やぎぃの日記(149)『韓国とキリスト教』(浅見雅一・安廷苑著)


『韓国とキリスト教〜いかにして"国家的宗教"になりえたか』(浅見雅一・安廷苑著)

 日本のキリスト教人口は、総人口の約1%。それに対して、韓国ではキリスト教人口が総人口の30%に達しているという。同じ文化圏に属し、お隣同士である日本と韓国にどうしてこれほど大きな違いがあるのか。なぜ日本ではあまり広まらなかったキリスト教が、韓国では爆発的に広まったのか。7月に韓国を訪れたとき、わたしが一番知りたかったのはそのことだった。それだけに、先日、書店でこの本を見つけた時の喜びは大きかった。
 著者の浅見氏は日本キリシタン史の研究家、安氏は中国キリスト教史の研究家。この両氏が、双方の研究領域のはざまにあり、双方と深く関係している韓国キリスト教史の概略を客観的に描いたのがこの本だ。浅見氏がイエズス会資料の研究家であることから親近感も湧き、ぐいぐいと引き込まれるように読んでしまった。
 韓国でキリスト教が広がった根本的な理由は、7月に韓国を訪れたときイエズス会韓国管区の現管区長、シン・ウォンシュク神父が指摘してくれた通り社会全体の不安定さにあることは間違いないだろう。日本でも、社会情勢が極度に不安定だった戦国時代には、キリスト教徒が爆発的に増えた。国内のすべての秩序が崩壊していく中で、人々が外来の宗教に心の拠り所を求めたのがその大きな理由だと考えられている。韓国では日本軍の占領、朝鮮戦争軍事独裁政権などによって、それに匹敵するほどの社会不安がごく最近まで続いていた。その中で、人々が心の拠り所をキリスト教に求めた結果が、現在の韓国におけるキリスト教の隆盛だということだ。
 この本には、次々と起こる社会不安の中で、カトリック教会とプロテスタント教会がどのように行動し、どのように人々の信頼を勝ち得ていったかが克明に描かれている。まず、日本占領下の抗日運動において、プロテスタントの教会や学校がその活動拠点となり、人々の信頼を集めた。それに対して、カトリック教会は神社参拝強制を容認するなど、日本に協力的な態度をとったため、人々の信頼を失っていったと著者は指摘する。

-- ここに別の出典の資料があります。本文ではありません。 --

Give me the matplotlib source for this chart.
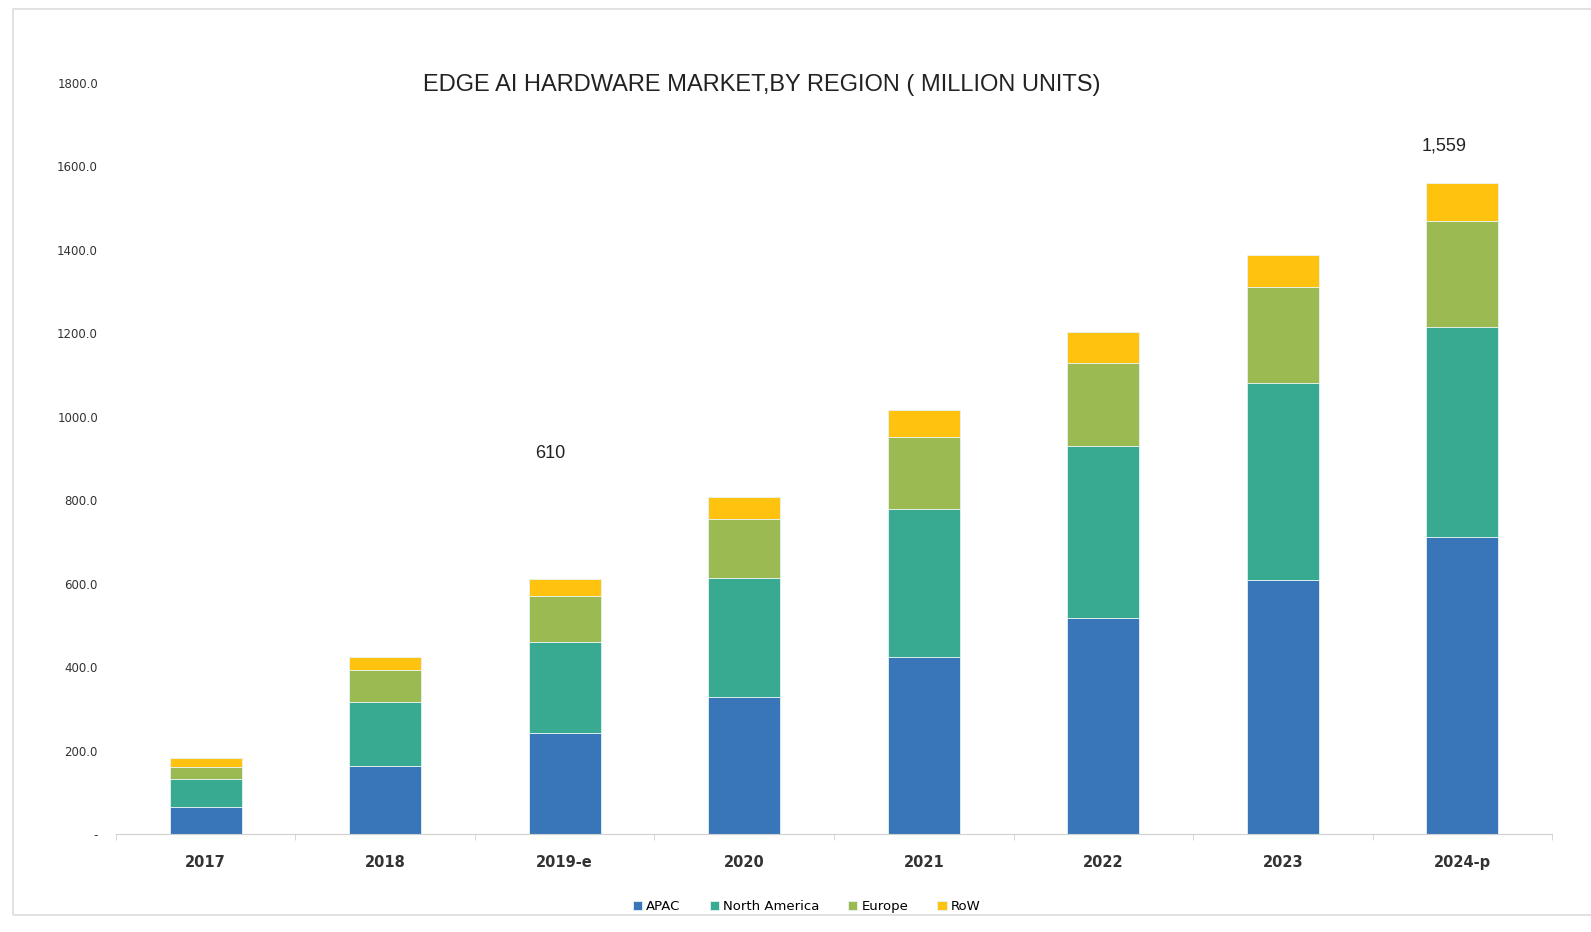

バチカンが日本をアジアにおける反共産主義の最後の砦と考え、その戦争遂行に協力したことは聞いていたが、それが韓国におけるプロテスタント教会の隆盛と表裏一体だったとは知らなかった。
 初代大統領の李承晩を始め、抗日運動のリーダーのプロテスタント信徒たちがそのまま韓国政府のリーダーになったことから、プロテスタント教会は軍事政権に対して寛容な立場を取る傾向を示した。それに対して、カトリック教会は60年代末から選挙の平等など、政治の民主化を求める運動に深く関わっていくようになる。キム・スーハン枢機卿が警官隊に追われた学生を明洞大聖堂に匿った事件に象徴されるように、カトリック教会はこの民主化運動の中で人々の信頼を得、信徒数を増やしていったという。社会への積極的な発言が、韓国におけるカトリック教会の成長の鍵だったと言っていいだろう。
 これらのこと以外にも、韓国に初めてキリスト教を伝えたのがイエズス会マテオ・リッチの著した『天主実義』であったこと。韓国人で最初にキリスト教徒となった李承薫に洗礼を授けたのが、北京に派遣されていたイエズス会員であったことなど、イエズス会員として興味深い事実もいくつか記されていた。韓国の教会の歴史が、日本の教会に教えてくれることは多い。ぜひ一読をお勧めしたいと思う。